Given a string s, find the longest palindromic substring in s. You may assume that the maximum length of s is 1000.
Example:
Input: "babad" Output: "bab" Note: "aba" is also a valid answer.
Example:
Input: "cbbd" Output: "bb"
这也是《算法导论》中的一个练习题,先给一个自己想的算法(最坏情况的时间复杂度为O(n2)):
class Solution {
public:
string longestPalindrome(string s) {
if (s.size() == 0)
return 0;
int i = 0, j = s.size() - 1;
int flag = 0;
int subscript = j;
string s1 = "";
while (i < j)
{
while (i < j)
{
if (s[i] == s[j])
{
s1 += s[j];
subscript = --j;
i++;
flag = 1;
break;
}
j--;
flag = 0;
}
if (!flag)
{
j = subscript;
i++;
}
}
int k = 0, l = s.size() - 1;
flag = 0;
subscript = l;
string str = s;
reverse(str.begin(), str.end());
string s2 = "";
while (k < l)
{
while (k < l)
{
if (str[k] == str[l])
{
s2 += str[l];
subscript = --l;
k++;
flag = 1;
break;
}
l--;
flag = 0;
}
if (!flag)
{
l = subscript;
k++;
}
}
int l1 = s1.size(), l2 = s2.size();
s1 = l2 > l1 ? s2 : s1;
if (i >= k && i > j)
{
string str = s1;
reverse(str.begin(), str.end());
s1 += str;
}
else if (k > i && k > l)
{
string str = s1;
reverse(str.begin(), str.end());
s1 += str;
}
else
{
string str = s1;
reverse(str.begin(), str.end());
s1 += s[l1 >= l2 ? i : k];
s1 += str;
}
return s1;
}
};
两段二重循环的目的是:第一段从右到左缩短str来得到回文子串s1;第二段将原来的字符串反转,然后同样的方式得到一个回文子串s2,然后返回最长的。
但结果Leetcode以这种方式拒绝了:
Input: "abcda" Output: "ada" Expected: "a"
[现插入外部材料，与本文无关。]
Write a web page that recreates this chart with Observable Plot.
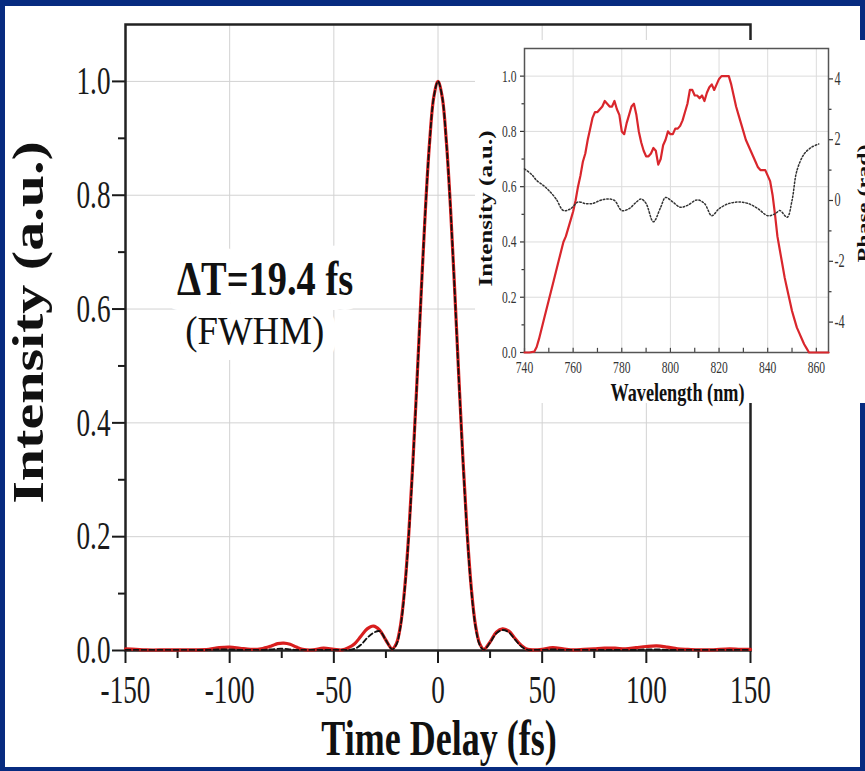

但我不觉得我的错了啊...书上说:character,返回:carac,但在Leetcode竟然错了。。。看来和书上问题并不太一样。
完整代码(可以返回最长回文子串的长度):
#include "stdafx.h"
#include <iostream>
#include <vector>
#include <string>
#include <algorithm>
class Solution {
public:
std::string LPS(std::string str)
{
if (str.size() == 0)
return 0;
int r1 = 1;
int i = 0, j = str.size() - 1;
int flag = 0;
int subscript = j;
std::string s1 = "";
while (i < j)
{
while (i < j)
{
if (str[i] == str[j])
{
s1 += str[j];
subscript = --j;
i++;
r1++;
flag = 1;
break;
}
j--;
flag = 0;
}
if (!flag)
{
j = subscript;
i++;
}
}
int r2 = 1;
int k = 0, l = str.size() - 1;
flag = 0;
subscript = l;
std::string s = str;
std::reverse(s.begin(), s.end());
std::string s2 = "";
while (k < l)
{
while (k < l)
{
if (s[k] == s[l])
{
s2 += s[l];
subscript = --l;
k++;
r2++;
flag = 1;
break;
}
l--;
flag = 0;
}
if (!flag)
{
l = subscript;
k++;
}
}
int l1 = s1.size(), l2 = s2.size();
s1 = l2 > l1 ? s2 : s1;
if (i >= k && i > j)
{
std::string s = s1;
std::reverse(s.begin(), s.end());
s1 += s;
r1--;
}
else if (k > i && k > l)
{
std::string s = s1;
std::reverse(s.begin(), s.end());
s1 += s;
r2--;
}
else
{
std::string s = s1;
std::reverse(s.begin(), s.end());
s1 += str[l1 >= l2 ? i : k];
s1 += s;
}
r1 *= 2;
r1 = i > j ? r1 : r1 - 1;
r2 *= 2;
r2 = k > l ? r2 : r2 - 1;
r1 = l1 >= l2 ? r1 : r2;
std::cout << r1 << std::endl;
return s1;
}
};
int main()
{
Solution solve;
std::string str = "abcda";
std::cout << str << std::endl;
std::cout << solve.LPS(str) << std::endl;
getchar();
return 0;
}
最开始我想到的办法是通过反转s,得到字符串s‘,然后把问题转化成求LCS,但我发现不符合书上要求。但看样子,Leetcode的问题可以用这个方法解决。dp解法我还不会。。。没得到最优子结构,所以推不出递归式...emmm...但我的这个算法可以解决书上的这个问题,平均情况是很快的:我估计能在O(nlgn)以内,最好情况下为:O(n);但最坏情况下,比如:abcdef这类的就是O(n2)。